Political Risk Insurance: What it Means, Examples

Political Risk Insurance

Investopedia / Jessica Olah

What Is Political Risk Insurance?

Political risk insurance provides financial protection to investors, financial institutions, and businesses that face the possibility of losing money because of political events. It protects against the possibility that a government will take some action that causes the insured to experience a large financial loss.

Political risk insurance can cover many possibilities, such as expropriation (e.g., government confiscation of property), political violence (e.g., acts of civil unrest or insurrection), the inability to convert local currency and repatriate it, sovereign debt default, and even acts of terrorism and war.

Key Takeaways

  • Political risk insurance provides coverage to investors, financial institutions, and businesses that face financial loss due to political events.
  • Political events covered under political risk insurance include expropriation, political violence, sovereign debt default, and acts of terrorism or war.
  • Political risk insurance brings comfort to companies doing business in developing countries.
  • Common companies that would purchase political risk insurance include multinational corporations, exporters, banks, and infrastructure developers.
  • Political risk insurance policies can be locked in for an extended period of time, reducing the risk of doing business abroad.

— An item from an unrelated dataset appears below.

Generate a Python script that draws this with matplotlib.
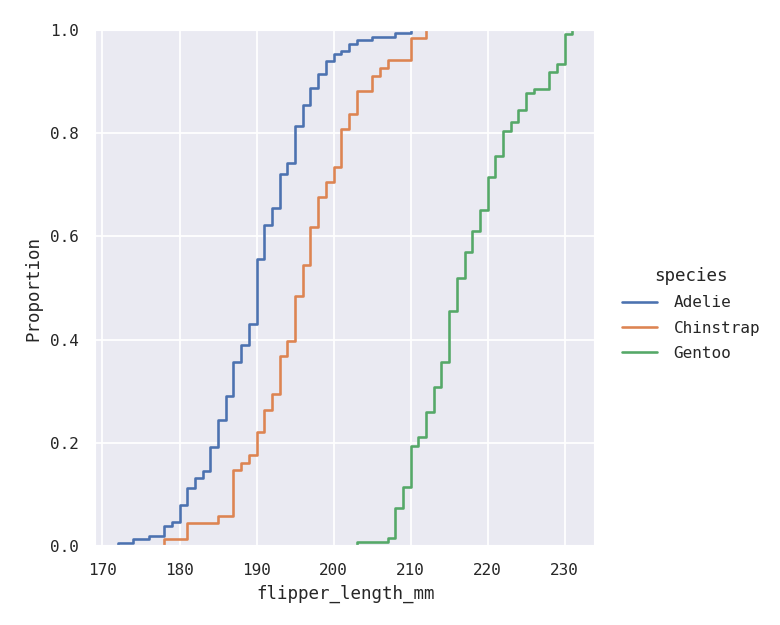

Understanding Political Risk Insurance

While emerging markets can present a great opportunity for business growth, they also present greater risks than developed markets. Political turbulence can cause assets to decline severely in value or to be destroyed or confiscated and lose value altogether. Without political risk insurance, businesses would be especially reluctant to operate in developing countries with above-average levels of political instability that threaten their assets and their ability to operate smoothly.

Types of companies that might purchase political risk insurance include multinational corporations, exporters, banks, and infrastructure developers. Policies are customized to each client’s needs. They can cover one or multiple countries and can have longer terms and multimillion-dollar coverage amounts.

The ability to lock in an insurance policy for many years—up to 15 years, for example, with one major issuer—is a key feature of political risk insurance. Many business opportunities require years to carry out, and political conditions can change dramatically in a short time. If a business knows that it will be insured against political risks for years regardless of what happens, it can confidently proceed with activities that might otherwise be too risky to pursue.

Examples of Political Risk Insurance 

Political risk insurance can protect physical assets, stock investments, purchase contracts, and international loans. For example, Company ABC, a multinational corporation has a contract to provide drones to a foreign government. Company ABC manufactures and ships all the drones, but after the shipment, the government becomes insolvent and is unable to pay the balance owed. In this instance, Company ABC's political risk insurance would cover the loss.

Similarly, a new government comes into power and changes import regulations in a way that means that the drone shipment can no longer enter the country. Again, Company ABC's' political risk insurance would cover the loss.

Another example is Joe's Car Shop, an automobile manufacturer that set up a plant in a developing country and suffers a risk of losing its plant following a coup in the country. If after the coup, the national government declares its ownership of all formerly private factories, political risk insurance could compensate Joe's Car Shop for the loss of its plant.